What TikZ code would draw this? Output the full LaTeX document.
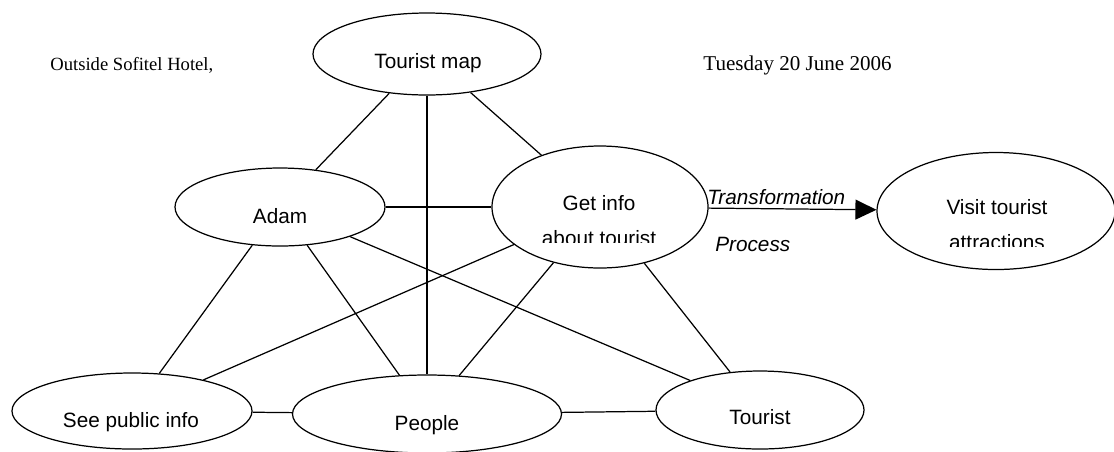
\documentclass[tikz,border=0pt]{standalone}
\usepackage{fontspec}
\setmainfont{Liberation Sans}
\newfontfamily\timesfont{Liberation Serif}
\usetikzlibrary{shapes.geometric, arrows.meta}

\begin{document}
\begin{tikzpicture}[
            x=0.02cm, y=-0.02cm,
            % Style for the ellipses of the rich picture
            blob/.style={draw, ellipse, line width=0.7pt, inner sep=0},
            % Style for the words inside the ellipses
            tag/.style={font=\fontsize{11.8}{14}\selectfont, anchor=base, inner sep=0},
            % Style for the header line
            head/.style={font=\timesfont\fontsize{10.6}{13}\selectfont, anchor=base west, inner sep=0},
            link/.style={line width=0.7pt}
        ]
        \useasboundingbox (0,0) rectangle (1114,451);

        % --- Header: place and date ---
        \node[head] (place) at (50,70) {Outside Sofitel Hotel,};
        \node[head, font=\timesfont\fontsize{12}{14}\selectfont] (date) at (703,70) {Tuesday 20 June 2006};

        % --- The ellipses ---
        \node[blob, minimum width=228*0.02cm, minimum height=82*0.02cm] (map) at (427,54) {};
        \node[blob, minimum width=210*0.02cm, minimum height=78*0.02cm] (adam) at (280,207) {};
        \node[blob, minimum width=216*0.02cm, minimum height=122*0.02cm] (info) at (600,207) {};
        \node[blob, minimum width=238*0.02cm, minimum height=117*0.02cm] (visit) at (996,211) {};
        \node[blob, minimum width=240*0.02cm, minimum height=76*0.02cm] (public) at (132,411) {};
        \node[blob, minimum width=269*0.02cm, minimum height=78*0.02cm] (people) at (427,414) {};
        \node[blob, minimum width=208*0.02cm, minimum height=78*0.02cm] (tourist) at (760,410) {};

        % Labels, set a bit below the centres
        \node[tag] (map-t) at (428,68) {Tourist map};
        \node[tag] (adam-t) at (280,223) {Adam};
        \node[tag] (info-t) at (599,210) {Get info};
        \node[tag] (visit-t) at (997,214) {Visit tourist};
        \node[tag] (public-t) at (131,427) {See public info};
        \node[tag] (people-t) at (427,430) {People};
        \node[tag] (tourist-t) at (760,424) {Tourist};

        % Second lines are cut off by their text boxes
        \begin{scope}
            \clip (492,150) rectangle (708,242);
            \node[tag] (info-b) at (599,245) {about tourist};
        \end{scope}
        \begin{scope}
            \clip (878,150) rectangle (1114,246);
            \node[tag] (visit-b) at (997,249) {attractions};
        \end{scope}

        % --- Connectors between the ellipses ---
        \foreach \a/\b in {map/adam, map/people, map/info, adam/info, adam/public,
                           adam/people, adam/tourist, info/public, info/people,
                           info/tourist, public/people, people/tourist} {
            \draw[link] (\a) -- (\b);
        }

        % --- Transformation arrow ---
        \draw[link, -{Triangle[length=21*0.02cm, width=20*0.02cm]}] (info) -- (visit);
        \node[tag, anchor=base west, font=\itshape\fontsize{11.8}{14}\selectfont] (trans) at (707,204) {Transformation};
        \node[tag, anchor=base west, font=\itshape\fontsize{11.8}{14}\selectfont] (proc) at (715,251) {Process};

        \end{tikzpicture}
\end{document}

--------

Reproduce the full material exactly, excluding the pictures.

**EXERCISE RESPONSE:**
What TikZ code would draw this? Output the full LaTeX document.
\documentclass[tikz,border=0pt]{standalone}
\usepackage{fontspec}
\setmainfont{Liberation Sans}
\newfontfamily\timesfont{Liberation Serif}
\usetikzlibrary{shapes.geometric, arrows.meta}

\begin{document}
\begin{tikzpicture}[
            x=0.02cm, y=-0.02cm,
            % Style for the ellipses of the rich picture
            blob/.style={draw, ellipse, line width=0.7pt, inner sep=0},
            % Style for the words inside the ellipses
            tag/.style={font=\fontsize{11.8}{14}\selectfont, anchor=base, inner sep=0},
            % Style for the header line
            head/.style={font=\timesfont\fontsize{10.6}{13}\selectfont, anchor=base west, inner sep=0},
            link/.style={line width=0.7pt}
        ]
        \useasboundingbox (0,0) rectangle (1114,451);

        % --- Header: place and date ---
        \node[head] (place) at (50,70) {Outside Sofitel Hotel,};
        \node[head, font=\timesfont\fontsize{12}{14}\selectfont] (date) at (703,70) {Tuesday 20 June 2006};

        % --- The ellipses ---
        \node[blob, minimum width=228*0.02cm, minimum height=82*0.02cm] (map) at (427,54) {};
        \node[blob, minimum width=210*0.02cm, minimum height=78*0.02cm] (adam) at (280,207) {};
        \node[blob, minimum width=216*0.02cm, minimum height=122*0.02cm] (info) at (600,207) {};
        \node[blob, minimum width=238*0.02cm, minimum height=117*0.02cm] (visit) at (996,211) {};
        \node[blob, minimum width=240*0.02cm, minimum height=76*0.02cm] (public) at (132,411) {};
        \node[blob, minimum width=269*0.02cm, minimum height=78*0.02cm] (people) at (427,414) {};
        \node[blob, minimum width=208*0.02cm, minimum height=78*0.02cm] (tourist) at (760,410) {};

        % Labels, set a bit below the centres
        \node[tag] (map-t) at (428,68) {Tourist map};
        \node[tag] (adam-t) at (280,223) {Adam};
        \node[tag] (info-t) at (599,210) {Get info};
        \node[tag] (visit-t) at (997,214) {Visit tourist};
        \node[tag] (public-t) at (131,427) {See public info};
        \node[tag] (people-t) at (427,430) {People};
        \node[tag] (tourist-t) at (760,424) {Tourist};

        % Second lines are cut off by their text boxes
        \begin{scope}
            \clip (492,150) rectangle (708,242);
            \node[tag] (info-b) at (599,245) {about tourist};
        \end{scope}
        \begin{scope}
            \clip (878,150) rectangle (1114,246);
            \node[tag] (visit-b) at (997,249) {attractions};
        \end{scope}

        % --- Connectors between the ellipses ---
        \foreach \a/\b in {map/adam, map/people, map/info, adam/info, adam/public,
                           adam/people, adam/tourist, info/public, info/people,
                           info/tourist, public/people, people/tourist} {
            \draw[link] (\a) -- (\b);
        }

        % --- Transformation arrow ---
        \draw[link, -{Triangle[length=21*0.02cm, width=20*0.02cm]}] (info) -- (visit);
        \node[tag, anchor=base west, font=\itshape\fontsize{11.8}{14}\selectfont] (trans) at (707,204) {Transformation};
        \node[tag, anchor=base west, font=\itshape\fontsize{11.8}{14}\selectfont] (proc) at (715,251) {Process};

        \end{tikzpicture}
\end{document}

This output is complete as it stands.